» **WRITTEN TASK**
Return the lines that follow, exactly as they appear, from the first through the one containing "Chart.register(...registerables);"; no pictures are to be included.

» **DATA SHOWN**
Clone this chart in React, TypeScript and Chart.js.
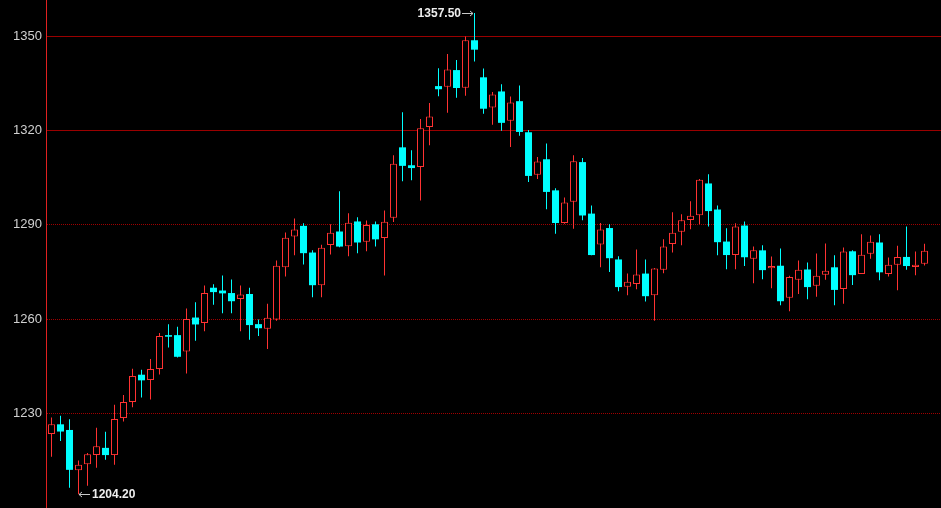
import React, { useEffect, useRef } from "react";
import { Chart, registerables } from "chart.js";

Chart.register(...registerables);

// OHLC values (98 daily candles)
const opens = [
  1223.4, 1226.5, 1224.7, 1211.9, 1213.8, 1216.7, 1219.0, 1216.7, 1228.5, 1233.6,
  1242.3, 1240.6, 1244.1, 1254.9, 1254.9, 1249.7, 1260.5, 1258.8, 1270.0, 1269.1,
  1268.3, 1266.4, 1268.0, 1258.4, 1256.9, 1259.9, 1276.5, 1286.3, 1289.7, 1281.2,
  1270.8, 1283.6, 1287.9, 1283.2, 1291.1, 1284.6, 1290.2, 1285.8, 1292.3, 1314.7,
  1309.0, 1308.4, 1321.2, 1334.2, 1334.0, 1339.3, 1333.7, 1348.8, 1337.0, 1327.4,
  1332.5, 1323.2, 1329.4, 1319.5, 1306.0, 1310.9, 1301.0, 1290.6, 1297.4, 1310.0,
  1293.6, 1283.8, 1289.0, 1279.0, 1270.3, 1271.2, 1274.5, 1267.6, 1275.7, 1283.9,
  1287.8, 1291.6, 1293.1, 1303.2, 1294.9, 1284.7, 1280.4, 1289.8, 1279.2, 1281.9,
  1276.2, 1277.0, 1266.8, 1272.5, 1275.8, 1270.6, 1274.1, 1276.5, 1269.6, 1281.6,
  1274.4, 1280.8, 1284.4, 1274.4, 1277.3, 1279.8, 1276.6, 1277.6,
];
const highs = [
  1228.7, 1229.2, 1228.1, 1215.0, 1217.4, 1225.4, 1224.1, 1232.7, 1235.8, 1244.2,
  1243.9, 1247.3, 1255.6, 1258.4, 1257.6, 1263.4, 1265.4, 1270.7, 1271.1, 1273.9,
  1272.6, 1270.7, 1270.0, 1259.9, 1264.9, 1278.7, 1287.6, 1292.0, 1290.5, 1281.9,
  1283.7, 1290.2, 1300.7, 1293.7, 1292.4, 1291.4, 1291.1, 1294.6, 1312.2, 1325.9,
  1313.8, 1323.7, 1328.8, 1339.9, 1344.4, 1342.5, 1350.0, 1357.5, 1339.8, 1332.3,
  1334.8, 1330.9, 1334.4, 1320.2, 1311.6, 1315.9, 1301.7, 1298.7, 1312.2, 1311.3,
  1296.2, 1290.6, 1290.2, 1280.0, 1274.5, 1282.2, 1279.0, 1276.3, 1285.4, 1294.0,
  1293.4, 1297.5, 1304.6, 1306.1, 1296.2, 1288.9, 1290.5, 1291.1, 1283.1, 1283.5,
  1279.9, 1282.5, 1273.8, 1278.7, 1278.0, 1280.9, 1284.1, 1280.3, 1282.8, 1281.9,
  1287.0, 1286.6, 1287.0, 1279.6, 1283.4, 1289.5, 1281.5, 1284.0,
];
const lows = [
  1216.2, 1221.2, 1206.3, 1204.2, 1206.9, 1212.7, 1215.2, 1213.6, 1227.4, 1231.9,
  1235.0, 1234.4, 1242.4, 1251.0, 1247.8, 1242.7, 1253.1, 1256.1, 1264.6, 1261.9,
  1261.9, 1256.1, 1253.4, 1254.6, 1250.5, 1259.5, 1273.6, 1280.3, 1277.4, 1267.0,
  1267.0, 1280.6, 1282.9, 1280.0, 1281.0, 1281.6, 1283.1, 1273.9, 1290.9, 1303.9,
  1304.2, 1297.8, 1315.4, 1331.0, 1325.7, 1330.5, 1331.1, 1342.0, 1325.4, 1321.9,
  1320.0, 1314.8, 1318.4, 1303.7, 1304.6, 1295.0, 1287.2, 1290.4, 1288.8, 1291.5,
  1280.3, 1276.5, 1275.0, 1268.9, 1267.6, 1269.5, 1265.6, 1259.5, 1274.6, 1281.2,
  1283.5, 1288.6, 1290.2, 1289.5, 1280.3, 1275.9, 1275.9, 1276.9, 1271.4, 1272.7,
  1269.8, 1264.4, 1262.5, 1268.0, 1266.3, 1267.1, 1272.5, 1264.4, 1264.9, 1270.9,
  1274.4, 1279.2, 1272.4, 1273.6, 1269.2, 1275.7, 1274.0, 1277.1,
];
const closes = [
  1226.5, 1224.2, 1212.0, 1213.6, 1217.0, 1219.5, 1216.7, 1228.2, 1233.6, 1241.9,
  1240.5, 1244.1, 1254.6, 1254.4, 1248.0, 1260.0, 1258.3, 1268.3, 1268.6, 1268.2,
  1265.7, 1267.8, 1258.1, 1257.1, 1260.4, 1277.0, 1285.9, 1288.5, 1281.0, 1270.8,
  1282.7, 1287.5, 1283.1, 1290.7, 1284.4, 1290.0, 1285.4, 1291.0, 1309.5, 1308.8,
  1308.1, 1320.8, 1324.5, 1333.2, 1339.5, 1333.6, 1348.8, 1345.8, 1327.0, 1331.5,
  1322.5, 1329.0, 1319.6, 1305.6, 1310.2, 1300.5, 1290.6, 1297.1, 1310.3, 1293.0,
  1280.4, 1288.5, 1279.4, 1270.2, 1271.9, 1274.2, 1267.3, 1276.1, 1283.1, 1287.5,
  1291.5, 1292.9, 1304.4, 1294.4, 1284.5, 1280.4, 1289.5, 1279.7, 1281.9, 1275.6,
  1276.9, 1265.7, 1273.4, 1275.7, 1270.2, 1273.8, 1275.4, 1269.3, 1281.5, 1274.0,
  1280.5, 1284.6, 1274.9, 1277.3, 1279.8, 1276.9, 1277.3, 1281.8,
];
const yTicks = [1230, 1260, 1290, 1320, 1350];
const redLevels = [1320, 1350];

const UP = "#ff3232";
const DOWN = "#00ffff";
const BG = "#000000";

export default function App() {
  const ref = useRef<HTMLCanvasElement | null>(null);

  useEffect(() => {
    if (!ref.current) return;
    const idx = opens.map((_, i) => i);
    const isUp = (i: number) => closes[i] >= opens[i];
    const isRedLevel = (c: any) => !!c.tick && redLevels.includes(c.tick.value);

    const annot = {
      id: "hiLoAnnot",
      afterDatasetsDraw(chart: any) {
        const { ctx, scales } = chart;
        const xs = scales.x;
        const ys = scales.y;
        const hiVal = Math.max(...highs);
        const loVal = Math.min(...lows);
        const hiIdx = highs.indexOf(hiVal);
        const loIdx = lows.indexOf(loVal);
        ctx.save();
        ctx.font = 'bold 12px "Liberation Sans", Arial, sans-serif';
        ctx.fillStyle = "#eeeeee";
        ctx.strokeStyle = "#c8c8c8";
        ctx.lineWidth = 1;
        ctx.textBaseline = "middle";

        // high marker: text then arrow pointing right to the wick top
        const hx = Math.round(xs.getPixelForValue(hiIdx) - 0.5);
        const hy = Math.round(ys.getPixelForValue(hiVal)) + 0.5;
        ctx.beginPath();
        ctx.moveTo(hx - 12, hy);
        ctx.lineTo(hx - 1, hy);
        ctx.moveTo(hx - 4, hy - 2.5);
        ctx.lineTo(hx - 1, hy);
        ctx.lineTo(hx - 4, hy + 2.5);
        ctx.stroke();
        ctx.textAlign = "right";
        ctx.fillText(hiVal.toFixed(2), hx - 13, hy);

        // low marker: arrow pointing left to the wick bottom, then text
        const lx = Math.round(xs.getPixelForValue(loIdx) - 0.5);
        const ly = Math.round(ys.getPixelForValue(loVal)) + 0.5;
        ctx.beginPath();
        ctx.moveTo(lx + 1, ly);
        ctx.lineTo(lx + 12, ly);
        ctx.moveTo(lx + 4, ly - 2.5);
        ctx.lineTo(lx + 1, ly);
        ctx.lineTo(lx + 4, ly + 2.5);
        ctx.stroke();
        ctx.textAlign = "left";
        ctx.fillText(loVal.toFixed(2), lx + 14, ly);
        ctx.restore();
      },
    };

    const chart = new Chart(ref.current, {
      type: "bar",
      data: {
        datasets: [
          {
            label: "body",
            data: idx.map((i) => ({ x: i, y: [opens[i], closes[i]] })) as any,
            backgroundColor: idx.map((i) => (isUp(i) ? BG : DOWN)),
            borderColor: idx.map((i) => (isUp(i) ? UP : DOWN)),
            borderWidth: idx.map((i) => (isUp(i) ? 1 : 0)),
            borderSkipped: false,
            barThickness: 7,
            grouped: false,
            inflateAmount: 0,
            order: 1,
          } as any,
          {
            label: "wick",
            data: idx.map((i) => ({ x: i, y: [lows[i], highs[i]] })) as any,
            backgroundColor: idx.map((i) => (isUp(i) ? UP : DOWN)),
            borderWidth: 0,
            barThickness: 1,
            grouped: false,
            inflateAmount: 0,
            order: 2,
          } as any,
        ],
      },
      options: {
        animation: false,
        responsive: true,
        maintainAspectRatio: false,
        layout: { padding: 0 },
        plugins: {
          legend: { display: false },
          tooltip: { enabled: false },
        },
        scales: {
          x: {
            type: "linear",
            display: false,
            min: -0.6111,
            max: 98.8333,
            offset: false,
          },
          y: {
            type: "linear",
            position: "left",
            min: 1199.85,
            max: 1361.62,
            afterFit: (s: any) => {
              s.width = 46;
              s.paddingTop = 0;
              s.paddingBottom = 0;
            },
            afterBuildTicks: (s: any) => {
              s.ticks = yTicks.map((v) => ({ value: v }));
            },
            ticks: {
              color: "#d0d0d0",
              padding: 4,
              font: { family: '"Liberation Sans", Arial, sans-serif', size: 13 },
              callback: (v: any) => String(v),
            },
            grid: {
              color: (c: any) => (isRedLevel(c) ? "#9a0000" : "#a00000"),
              lineWidth: 1,
              drawTicks: false,
            },
            border: {
              display: true,
              color: "#e02020",
              width: 1,
              dash: (c: any) => (isRedLevel(c) ? [] : [1, 1]),
            } as any,
          },
        },
      },
      plugins: [annot],
    });
    return () => chart.destroy();
  }, []);

  return (
    <div
      style={{
        position: "fixed",
        left: 0,
        top: 0,
        width: 941,
        height: 508,
        background: BG,
      }}
    >
      <canvas ref={ref} />
    </div>
  );
}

» **SOLUTION FOR THIS PROBLEM**
Clone this chart in React, TypeScript and Chart.js.
import React, { useEffect, useRef } from "react";
import { Chart, registerables } from "chart.js";

Chart.register(...registerables);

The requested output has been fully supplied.